Per-case cause attribution. Site-level pattern reports ("63% of last quarter's IOH-driven AKI was vasodilation-mediated, clustered in long cases with high MAC + propofol"). Clinician-level outlier identification. Defensible QI documentation. Three things shift downstream: site protocols change, individual practice patterns change, malpractice/regulatory exposure drops.
Pre-op case lists flagging which upcoming patients are likely to develop cause-X-driven hypotension, so the group can plan staffing, monitoring, and pharmacology before the patient is on the table. Operates in the planning window — physician-reviewable, no autonomous clinical action.
FDA-cleared (510(k)) decision support that tells the anesthesiologist, in real time, which cause is driving the current event and what the data supports doing about it. Predicate device: Edwards HPI (K181887).
CF2 is a 63,975-parameter compartmentalized neural-ODE physiological estimator. Three compartments: cardio (27 parameters), respiratory (8), pharmacokinetic (14). GRU encoder produces per-subject parameter estimates from streaming observable signals. Linear observer for waveform reconstruction. Frozen architecture, per-subject fit.
HPI remains the relevant scientific benchmark — it's the only FDA-cleared AI predictor in this space — even though it failed to change practice. CF2's benchmarks span both arterial-line and NIBP-only cases; HPI is structurally limited to the art-line subset, while CF2's learned per-subject weights transfer across both without retraining. The same model carries from inpatient hospital cases into ambulatory surgery centers — into a regime HPI cannot operate in.
| Dataset | Validation N | Prevalence | AUROC@15min | Brier (Platt-CV5) | Brier Skill Score |
|---|---|---|---|---|---|
| MOVER | 188,370 windows | 44.5% | 0.979 | 0.048 | ~0.81 |
| VitalDB | 47,717 windows | 41.1% | 0.944 | 0.070 | ~0.71 |
| MIMIC-IV | running | running | running | running | running |
| eICU | queued | queued | queued | queued | queued |
Methodology disclosure: prevalence is window-level (samples around hypotension events), not patient-level — standard in the published HPI literature and the rest of the IOH-prediction field.
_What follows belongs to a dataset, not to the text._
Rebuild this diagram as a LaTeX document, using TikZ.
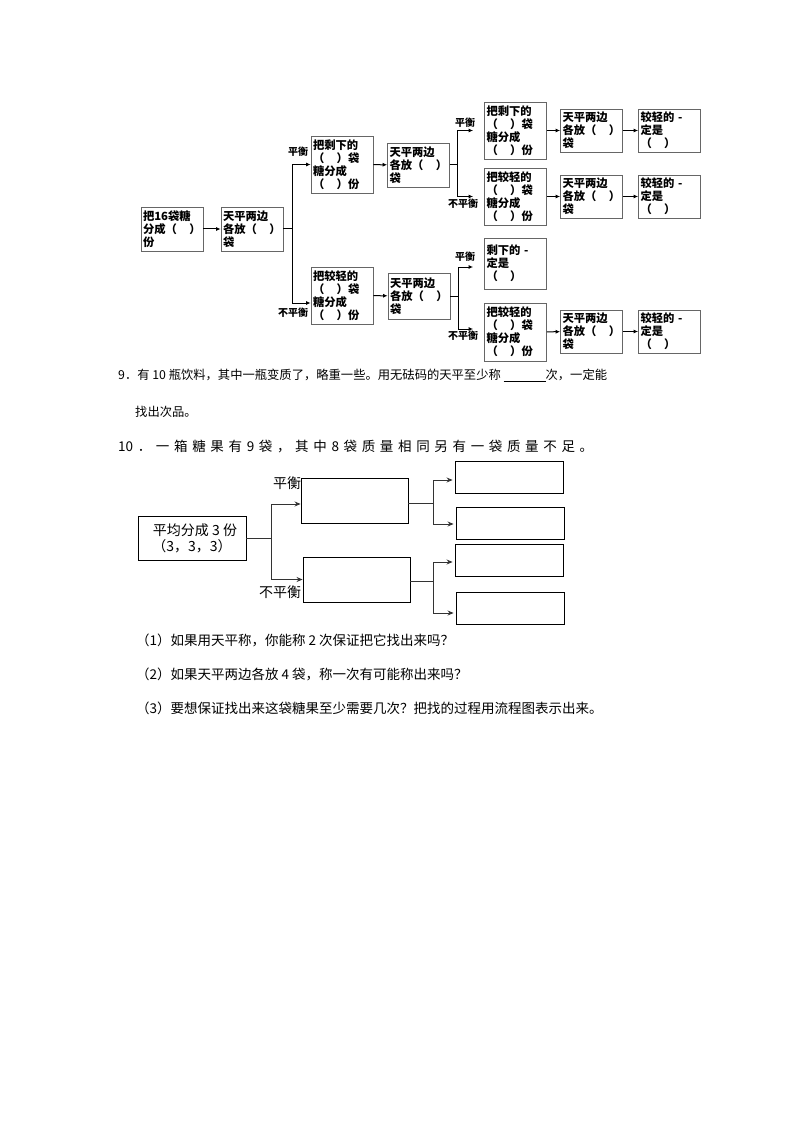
\documentclass[tikz,border=0pt]{standalone}
\usepackage{fontspec}
\setmainfont{Noto Sans CJK SC}
\usetikzlibrary{arrows.meta,calc}
\tikzset{
  >={Stealth[length=1.6mm]},
  pbox/.style={draw=black!60,line width=0.8pt,minimum width=62pt,text width=58pt,
    align=left,inner sep=2pt,font=\fontsize{11.3}{13}\selectfont\bfseries},
  pflow/.style={-{Latex[length=4.5pt,width=4pt]},line width=1pt},
  pline/.style={line width=1pt},
  plbl/.style={font=\fontsize{10}{10}\selectfont\bfseries,inner sep=0pt},
  qbox/.style={draw,line width=0.9pt,inner sep=2pt},
  qflow/.style={-{Stealth[length=6pt,width=5pt]},line width=0.8pt,black!80},
  qline/.style={line width=0.8pt,black!80},
  qlbl/.style={font=\fontsize{14}{15}\selectfont,inner sep=0pt},
  qtxt/.style={font=\fontsize{13.5}{15}\selectfont,anchor=west,inner sep=0pt},
}
\newcommand{\kh}{\mbox{（\hspace{1.1em}）}}

\begin{document}
\begin{tikzpicture}[x=1pt,y=-1pt]
  \useasboundingbox[fill=white] (0,0) rectangle (794,1123);

  % first flow chart
  \node[pbox,minimum height=44pt] (a1) at (172,229) {把16袋糖\\分成\kh\\份};
  \node[pbox,minimum height=44pt] (a2) at (252,229) {天平两边\\各放\kh\\袋};
  \node[pbox,minimum height=57pt] (b1) at (342,164.5) {把剩下的\\\kh 袋\\糖分成\\\kh 份};
  \node[pbox,minimum height=57pt] (b2) at (342,295.5) {把较轻的\\\kh 袋\\糖分成\\\kh 份};
  \node[pbox,minimum height=44pt] (c1) at (418.5,165) {天平两边\\各放\kh\\袋};
  \node[pbox,minimum height=46pt] (c2) at (419,296) {天平两边\\各放\kh\\袋};
  \node[pbox,minimum height=57pt] (d1) at (515.5,130.5) {把剩下的\\\kh 袋\\糖分成\\\kh 份};
  \node[pbox,minimum height=57pt] (d2) at (515.5,196.5) {把较轻的\\\kh 袋\\糖分成\\\kh 份};
  \node[pbox,minimum height=51pt] (d3) at (515.5,263.5) {剩下的 -\\定是\\\kh};
  \node[pbox,minimum height=58pt] (d4) at (515.5,332) {把较轻的\\\kh 袋\\糖分成\\\kh 份};
  \foreach \i/\y in {1/130.5,2/196.5,4/331.5} {
    \node[pbox,minimum height=43pt] (e\i) at (591.5,\y) {天平两边\\各放\kh\\袋};
    \node[pbox,minimum height=43pt] (f\i) at (669.5,\y) {较轻的 -\\定是\\\kh};
  }

  \draw[pflow] (a1) -- (a2);
  \draw[pline] (a2.east) -- ++(9,0) coordinate (k1);
  \draw[pflow] (k1) |- (b1.west);
  \draw[pflow] (k1) |- ([yshift=-7.5pt]b2.west);
  \draw[pflow] (b1) -- (c1);
  \draw[pflow] (b2) -- (c2);
  \draw[pline] (c1.east) -- ++(8,0) coordinate (k2);
  \draw[pflow,shorten >=11pt] (k2) |- (d1.west);
  \draw[pflow,shorten >=11pt] (k2) |- (d2.west);
  \draw[pline] (c2.east) -- ++(8,0) coordinate (k3);
  \draw[pflow,shorten >=11pt] (k3) |- ([yshift=-3.5pt]d3.west);
  \draw[pflow,shorten >=11pt] (k3) |- ([yshift=3pt]d4.west);
  \draw[pflow] (d1) -- (e1);
  \draw[pflow] (d2) -- (e2);
  \draw[pflow] (d4) -- (e4);
  \foreach \i in {1,2,4} \draw[pflow] (e\i) -- (f\i);

  \node[plbl] (l1) at (298,152) {平衡};
  \node[plbl] (l2) at (293,313) {不平衡};
  \node[plbl] (l3) at (465,123) {平衡};
  \node[plbl] (l4) at (463,204) {不平衡};
  \node[plbl] (l5) at (465,257) {平衡};
  \node[plbl] (l6) at (463,336) {不平衡};

  % questions 9 and 10
  \node[qtxt,font=\fontsize{12.3}{15}\selectfont] (q9) at (118,375) {9．有 10 瓶饮料，其中一瓶变质了，略重一些。用无砝码的天平至少称 \rule[-2pt]{42pt}{0.6pt}次，一定能};
  \node[qtxt,font=\fontsize{12.3}{15}\selectfont] (q9b) at (135,412) {找出次品。};
  \node[qtxt] (q10) at (118,447) {\makebox[475pt][s]{10 ． 一 箱 糖 果 有 9 袋 ， 其 中 8 袋 质 量 相 同 另 有 一 袋 质 量 不 足 。}};

  % second flow chart
  \node[qbox,minimum width=108pt,minimum height=44pt,align=center,
    font=\fontsize{14}{16}\selectfont] (g1) at (192,538) {\hspace*{6pt}平均分成 3 份\\（3，3，3）};
  \node[qbox,minimum width=107pt,minimum height=45pt] (h1) at (354.5,500.5) {};
  \node[qbox,minimum width=107pt,minimum height=45pt] (h2) at (356.5,579.5) {};
  \foreach \i/\x/\y in {1/509/477,2/510/523,3/509/560,4/510/608} {
    \node[qbox,minimum width=108pt,minimum height=32pt] (i\i) at (\x,\y) {};
  }

  \draw[qline] (g1.east) -- ++(25,0) coordinate (m1);
  \draw[qflow] (m1) |- ([yshift=-3.5pt]h1.west);
  \draw[qflow] (m1) |- (h2.west);
  \draw[qline] ([yshift=-2.5pt]h1.east) -- ++(25,0) coordinate (m2);
  \draw[qflow,shorten >=2pt] (m2) |- ([yshift=-3pt]i1.west);
  \draw[qflow,shorten >=2pt] (m2) |- ([yshift=-1pt]i2.west);
  \draw[qline] ([yshift=-1.5pt]h2.east) -- ++(23,0) coordinate (m3);
  \draw[qflow,shorten >=2pt] (m3) |- ([yshift=-2pt]i3.west);
  \draw[qflow,shorten >=2pt] (m3) |- ([yshift=-5pt]i4.west);

  \node[qlbl] (n1) at (287,483) {平衡};
  \node[qlbl] (n2) at (280,592) {不平衡};

  % sub-questions
  \node[qtxt] (s1) at (136,640) {（1）如果用天平称，你能称 2 次保证把它找出来吗？};
  \node[qtxt] (s2) at (136,674) {（2）如果天平两边各放 4 袋，称一次有可能称出来吗？};
  \node[qtxt] (s3) at (136,708) {（3）要想保证找出来这袋糖果至少需要几次？把找的过程用流程图表示出来。};
\end{tikzpicture}
\end{document}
Patient-level intraoperative hypotension base rate is roughly 10–30% per Walsh et al. and Bijker et al. Brier Skill Score >0.7 is publication-grade calibration. Patent: USPTO Provisional App #64/011,899, "Compartmentalized Neural Ordinary Differential Equation System for Dynamical State Prediction," filed 2026-03-20, 109 clauses, sole inventor Anish Joseph.
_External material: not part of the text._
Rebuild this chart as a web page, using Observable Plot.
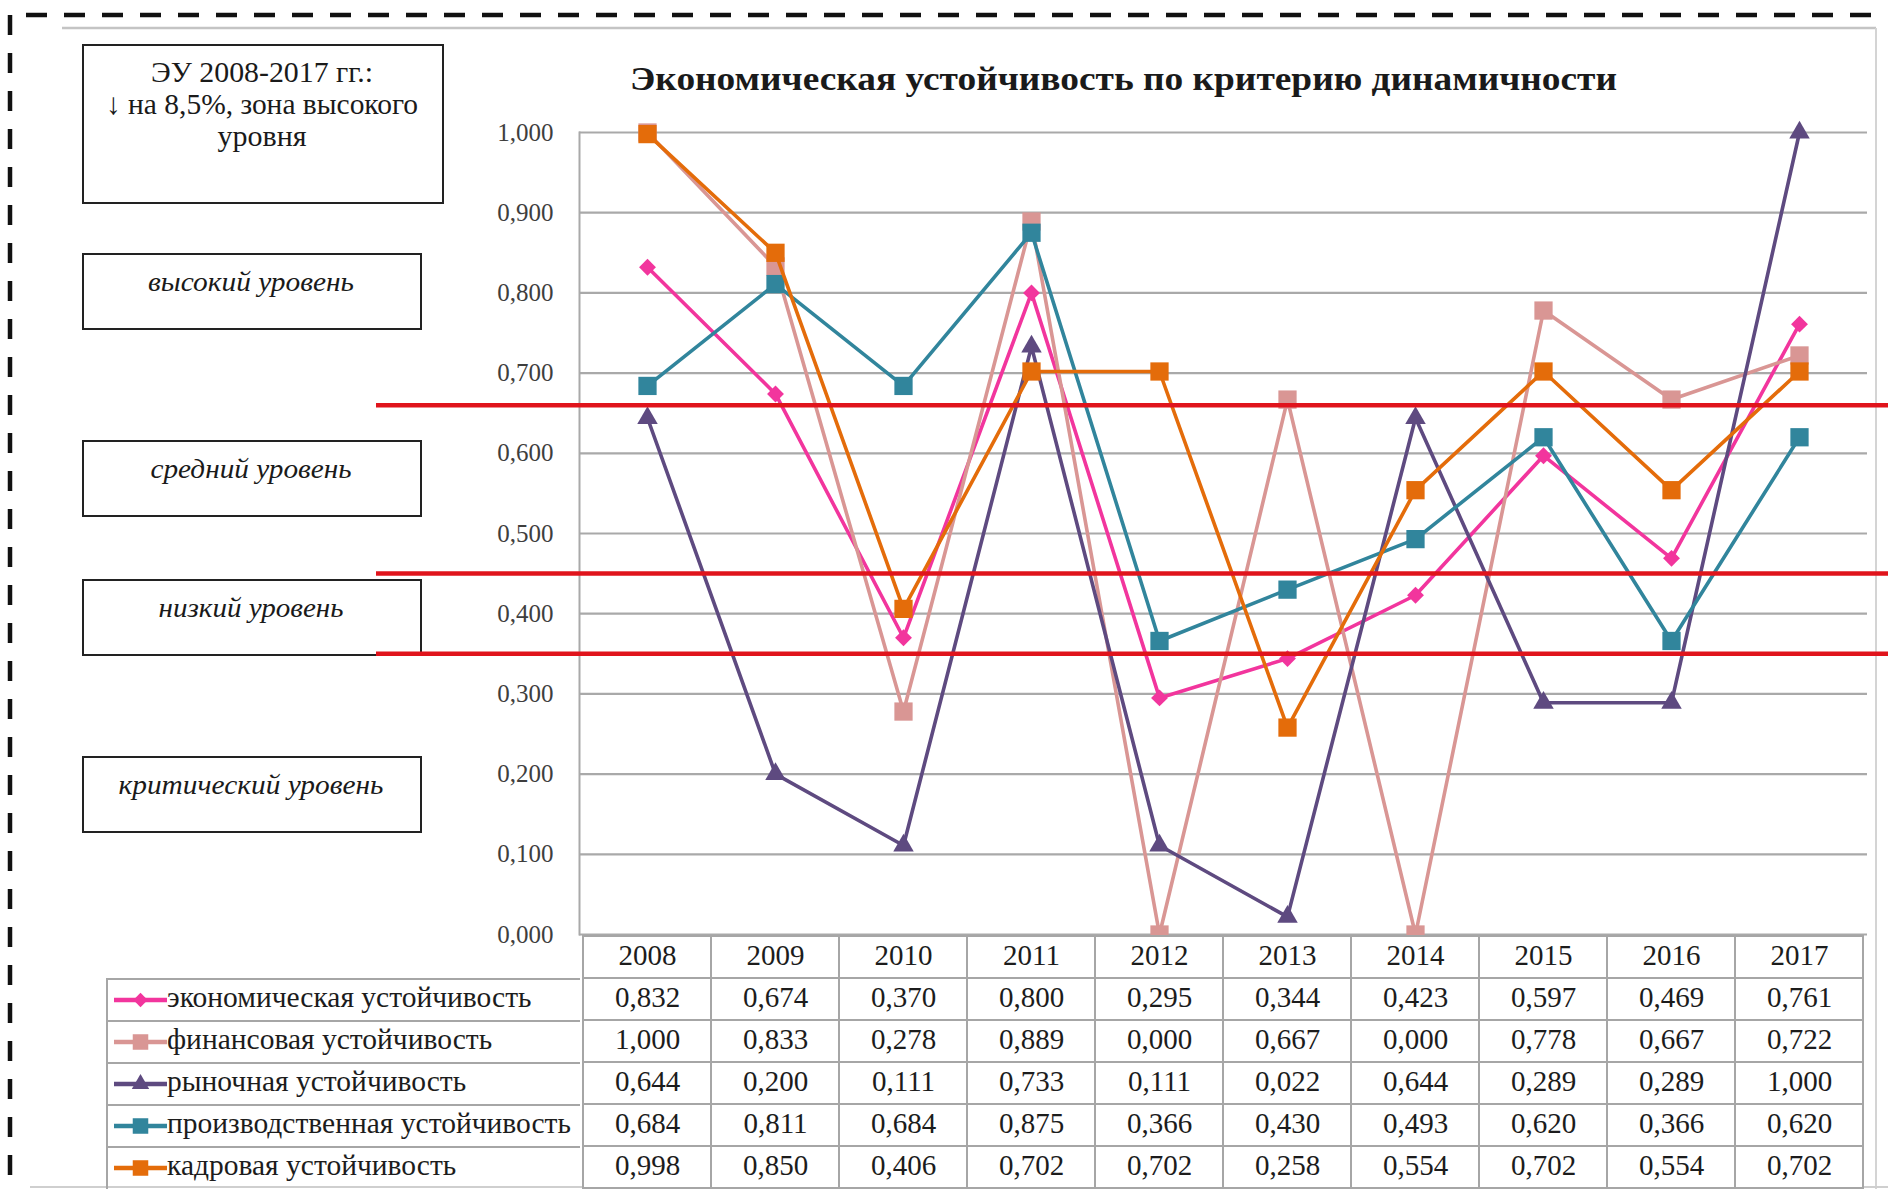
<!DOCTYPE html>
<html>
<head>
<meta charset="utf-8">
<script src="https://cdn.jsdelivr.net/npm/d3@7"></script>
<script src="https://cdn.jsdelivr.net/npm/@observablehq/plot@0.6"></script>
<style>
  html, body { margin: 0; padding: 0; background: #fff; }
  #root { position: relative; width: 1888px; height: 1189px; overflow: hidden; background: #fff;
          font-family: "Liberation Serif", "Times New Roman", serif; }
  .layer { position: absolute; left: 0; top: 0; }
  .legrow { position: absolute; box-sizing: border-box; border-top: 2px solid #a6a6a6; border-left: 2px solid #a6a6a6; }
  .legrow span { position: absolute; left: 59px; top: -4px; white-space: nowrap; font-size: 29.5px; color: #1c1c1c;
                 font-family: "Liberation Serif", "Times New Roman", serif; }
  .legrow svg { position: absolute; left: 4px; top: -1px; }
</style>
</head>
<body>
<div id="root"></div>
<script>
// ---------------- data ----------------
const years = ["2008","2009","2010","2011","2012","2013","2014","2015","2016","2017"];
const seriesNames = [
  "экономическая устойчивость",
  "финансовая  устойчивость",
  "рыночная  устойчивость",
  "производственная  устойчивость",
  "кадровая устойчивость"
];
const economic   = [0.832, 0.674, 0.370, 0.800, 0.295, 0.344, 0.423, 0.597, 0.469, 0.761];
const financial  = [1.000, 0.833, 0.278, 0.889, 0.000, 0.667, 0.000, 0.778, 0.667, 0.722];
const market     = [0.644, 0.200, 0.111, 0.733, 0.111, 0.022, 0.644, 0.289, 0.289, 1.000];
const production = [0.684, 0.811, 0.684, 0.875, 0.366, 0.430, 0.493, 0.620, 0.366, 0.620];
const personnel  = [0.998, 0.850, 0.406, 0.702, 0.702, 0.258, 0.554, 0.702, 0.554, 0.702];
const seriesValues = [economic, financial, market, production, personnel];
const seriesColors = ["#f2359d", "#d99694", "#5e4a80", "#31859c", "#e46c0a"];
const seriesSymbols = ["diamond2", "square", "triangle", "square", "square"];
const yTicks = [0, 0.1, 0.2, 0.3, 0.4, 0.5, 0.6, 0.7, 0.8, 0.9, 1.0];
const levelThresholds = [0.66, 0.45, 0.35];
const levelLabels = ["высокий уровень", "средний уровень", "низкий уровень", "критический уровень"];
const titleText = "Экономическая устойчивость по критерию динамичности";
const noteLines = ["ЭУ 2008-2017 гг.:", "↓ на 8,5%, зона высокого", "уровня"];

// ---------------- helpers ----------------
const fmt = v => v.toFixed(3).replace(".", ",");
const rows = [];
seriesNames.forEach((name, i) => seriesValues[i].forEach((v, j) => rows.push({series: name, year: years[j], value: v})));
const symbolR = {diamond2: 7.6, square: 10.3, triangle: 7.6};

const W = 1888, H = 1189;
const root = d3.select("#root");
const serif = "'Liberation Serif', 'Times New Roman', serif";

// ---------------- background decoration ----------------
const deco = root.append("svg").attr("class", "layer").attr("width", W).attr("height", H);
deco.append("line").attr("x1", 26).attr("x2", W).attr("y1", 15).attr("y2", 15)
  .attr("stroke", "#111").attr("stroke-width", 4.5).attr("stroke-dasharray", "21 17");
deco.append("line").attr("x1", 10).attr("x2", 10).attr("y1", 15).attr("y2", H)
  .attr("stroke", "#111").attr("stroke-width", 4.5).attr("stroke-dasharray", "20 18");
deco.append("line").attr("x1", 62).attr("x2", 1876).attr("y1", 28).attr("y2", 28)
  .attr("stroke", "#c4c4c4").attr("stroke-width", 2.5);
deco.append("line").attr("x1", 1876).attr("x2", 1876).attr("y1", 28).attr("y2", H)
  .attr("stroke", "#d4d4d4").attr("stroke-width", 2);
deco.append("line").attr("x1", 30).attr("x2", W).attr("y1", 1187).attr("y2", 1187)
  .attr("stroke", "#cfcfcf").attr("stroke-width", 2);
deco.append("text").text(titleText)
  .attr("x", 630).attr("y", 90)
  .attr("font-family", serif)
  .attr("font-weight", "bold").attr("font-size", 33).attr("fill", "#1a1a1a")
  .attr("textLength", 987).attr("lengthAdjust", "spacingAndGlyphs");

// ---------------- annotation boxes (under the red level lines) ----------------
deco.append("rect").attr("x", 83).attr("y", 45).attr("width", 360).attr("height", 158)
  .attr("fill", "white").attr("stroke", "#222").attr("stroke-width", 2);
const noteBase = [82, 114, 146];
const noteWidths = [222, 312, null];
noteLines.forEach((t, k) => {
  const el = deco.append("text").text(t).attr("x", noteWidths[k] ? 262 - noteWidths[k] / 2 : 262)
    .attr("y", noteBase[k]).attr("font-family", serif).attr("font-size", 30).attr("fill", "#1a1a1a");
  if (noteWidths[k]) el.attr("textLength", noteWidths[k]).attr("lengthAdjust", "spacingAndGlyphs");
  else el.attr("text-anchor", "middle");
});
const boxTops = [254, 441, 580, 757];
const labelWidths = [206, 201, 185, 265];
levelLabels.forEach((t, k) => {
  deco.append("rect").attr("x", 83).attr("y", boxTops[k]).attr("width", 338).attr("height", 75)
    .attr("fill", "white").attr("stroke", "#222").attr("stroke-width", 2);
  deco.append("text").text(t).attr("x", 251 - labelWidths[k] / 2).attr("y", boxTops[k] + 37)
    .attr("font-family", serif).attr("font-style", "italic").attr("font-size", 28).attr("fill", "#1a1a1a")
    .attr("textLength", labelWidths[k]).attr("lengthAdjust", "spacingAndGlyphs");
});

// ---------------- main chart ----------------
const marks = [
  Plot.ruleY(yTicks, {stroke: "#a9a9a9", strokeWidth: 2.2}),
  Plot.axisY(yTicks, {tickSize: 0, tickPadding: 26, tickFormat: fmt, fontSize: 25, color: "#3e3e3e",
                      fontFamily: "Liberation Serif", label: null}),
  Plot.frame({anchor: "left", stroke: "#a9a9a9", strokeWidth: 2})
];
seriesNames.forEach((name, i) => {
  const data = rows.filter(r => r.series === name);
  marks.push(Plot.line(data, {x: "year", y: "value", stroke: seriesColors[i], strokeWidth: 3.6}));
  marks.push(Plot.dot(data, {x: "year", y: "value", symbol: seriesSymbols[i], fill: seriesColors[i],
                             stroke: "none", r: symbolR[seriesSymbols[i]]}));
});
marks.push(Plot.ruleY(levelThresholds, {stroke: "#e0141c", strokeWidth: 4.5, insetLeft: -203, insetRight: -21}));

const chart = Plot.plot({
  width: W, height: 975,
  marginLeft: 579, marginRight: 21, marginTop: 132, marginBottom: 41,
  x: {type: "band", domain: years, padding: 0, axis: null},
  y: {domain: [0, 1]},
  style: {background: "transparent", overflow: "visible", fontFamily: "Liberation Serif"},
  marks
});
root.append("div").attr("class", "layer").node().appendChild(chart);

// ---------------- data table ----------------
const HEADER = "год";
const headerCells = years.map(y => ({year: y, row: HEADER}));
const bodyCells = rows.map(r => ({year: r.year, row: r.series, value: r.value}));
const table = Plot.plot({
  width: W, height: 256,
  marginLeft: 579, marginRight: 21, marginTop: 0, marginBottom: 0,
  x: {type: "band", domain: years, padding: 0, axis: null},
  y: {type: "band", domain: [HEADER, ...seriesNames], padding: 0, axis: null},
  style: {background: "transparent", overflow: "visible", fontFamily: "Liberation Serif"},
  marks: [
    Plot.cell(headerCells, {x: "year", y: "row", fill: "white", stroke: "#a6a6a6", strokeWidth: 2, inset: 0}),
    Plot.cell(bodyCells, {x: "year", y: "row", fill: "white", stroke: "#a6a6a6", strokeWidth: 2, inset: 0}),
    Plot.text(headerCells, {x: "year", y: "row", text: "year", fontSize: 29, fill: "#1c1c1c", dy: -2, fontFamily: "Liberation Serif"}),
    Plot.text(bodyCells, {x: "year", y: "row", text: d => fmt(d.value), fontSize: 29, fill: "#1c1c1c", dy: -2, fontFamily: "Liberation Serif"})
  ]
});
root.append("div").attr("class", "layer").style("top", "934px").node().appendChild(table);

// legend column of the table (HTML legend)
const ys = table.scale("y");
const bw = ys.bandwidth;
const symMap = {diamond2: d3.symbolDiamond2, square: d3.symbolSquare, triangle: d3.symbolTriangle};
seriesNames.forEach((name, i) => {
  const rowTop = 934 + ys.apply(name);
  const row = root.append("div").attr("class", "legrow")
    .style("left", "106px").style("top", rowTop + "px")
    .style("width", (579 - 106 + 1) + "px").style("height", (bw + 2) + "px");
  const sw = row.append("svg").attr("width", 56).attr("height", bw);
  sw.append("line").attr("x1", 2).attr("x2", 55).attr("y1", bw / 2).attr("y2", bw / 2)
    .attr("stroke", seriesColors[i]).attr("stroke-width", 4.5);
  const r = symbolR[seriesSymbols[i]] * 0.85;
  sw.append("path").attr("d", d3.symbol(symMap[seriesSymbols[i]], Math.PI * r * r)())
    .attr("transform", `translate(28.5,${bw / 2})`).attr("fill", seriesColors[i]);
  row.append("span").text(name.replace(/\s+/g, " ")).style("line-height", bw + "px");
});
</script>
</body>
</html>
First paid retrospective-audit pilot. Brier-Platt-CV5 paper submitted. Founders bridge to full-time on seed close.
Prospective risk stratifier ships under §520(o)(1)(E). 5 paying pilots, 2–3 annual contracts.
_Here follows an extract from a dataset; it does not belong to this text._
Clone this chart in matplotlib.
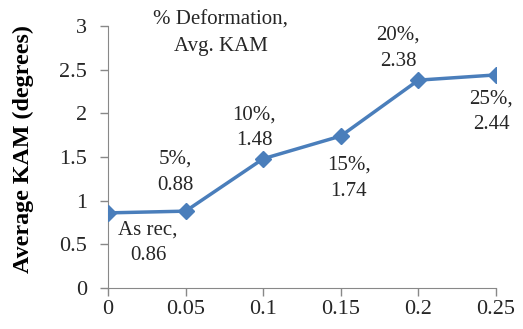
import matplotlib
matplotlib.use("Agg")
import matplotlib.pyplot as plt

deform = [0, 0.05, 0.1, 0.15, 0.2, 0.25]
kam = [0.86, 0.88, 1.48, 1.74, 2.38, 2.44]
names = ["As rec", "5%", "10%", "15%", "20%", "25%"]
# label offsets (pixels) from each point
offs = [(40, -30), (-10, 39), (-9, 31), (8, -42), (-20, 32), (-5, -37)]

plt.rcParams['font.family'] = ['Liberation Serif', 'DejaVu Serif']

fig = plt.figure(figsize=(5.23, 3.29), dpi=100)
ax = fig.add_axes([108/523, 41/329, 388/523, 262/329])

ax.plot(deform, kam, color='#4a7ebb', lw=2.5, marker='D', ms=8.5, zorder=3)

for x, y, n, (dx, dy) in zip(deform, kam, names, offs):
    ax.annotate(f"{n},\n{y:.2f}", (x, y), xytext=(dx, dy), textcoords='offset pixels',
                ha='center', va='center', fontsize=15, linespacing=1.5, color='#262626')

ax.text(0.291, 0.973, "% Deformation,\nAvg. KAM", transform=ax.transAxes,
        ha='center', va='center', fontsize=15, linespacing=1.5, color='#262626')

ax.set_xlim(0, 0.25)
ax.set_ylim(0, 3)
ax.set_xticks(deform)
ax.set_xticklabels(["0", "0.05", "0.1", "0.15", "0.2", "0.25"])
ax.set_yticks([0, 0.5, 1, 1.5, 2, 2.5, 3])
ax.set_yticklabels(["0", "0.5", "1", "1.5", "2", "2.5", "3"])
ax.tick_params(labelsize=16, colors='#888888', labelcolor='#262626', length=6, width=1)
ax.tick_params(axis='x', pad=3)
ax.tick_params(axis='y', pad=9)
for s in ['top', 'right']:
    ax.spines[s].set_visible(False)
for s in ['left', 'bottom']:
    ax.spines[s].set_color('#888888')
ax.set_ylabel("Average KAM (degrees)", fontsize=17.3, fontweight='bold')
ax.yaxis.set_label_coords(-0.19, 0.53)
ax.patch.set_visible(False)

fig.savefig("out.png", dpi=100)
10 annual contracts. Real-world prospective study at 2 sites. 510(k) submission filed. First AMSO channel deal.
510(k) clearance. Real-time bedside CDS at lighthouse customers. 50+ contracts. ASC expansion via CNAP partnerships.
Practicing Certified Anesthesiologist Assistant — administers the vasopressors, fluids, and inotropes the model classifies the response to, on the patients in the populations the model is trained on. Sole inventor on the CF2 patent (109 clauses on compartmentalized neural-ODE systems for dynamical state prediction). Co-author on prior peer-reviewed work in neural prosthetics (Biomaterials, Bellamkonda lab GT/Emory, 2015) and developmental neuroscience (Lin Mei lab, GHSU). Erdős Institute alumnus; two more ML publications in progress with Algoverse. The 2013 ASEE paper that originated the LINCR name is mine — Georgia Tech BME, twelve years of continuity to the company name.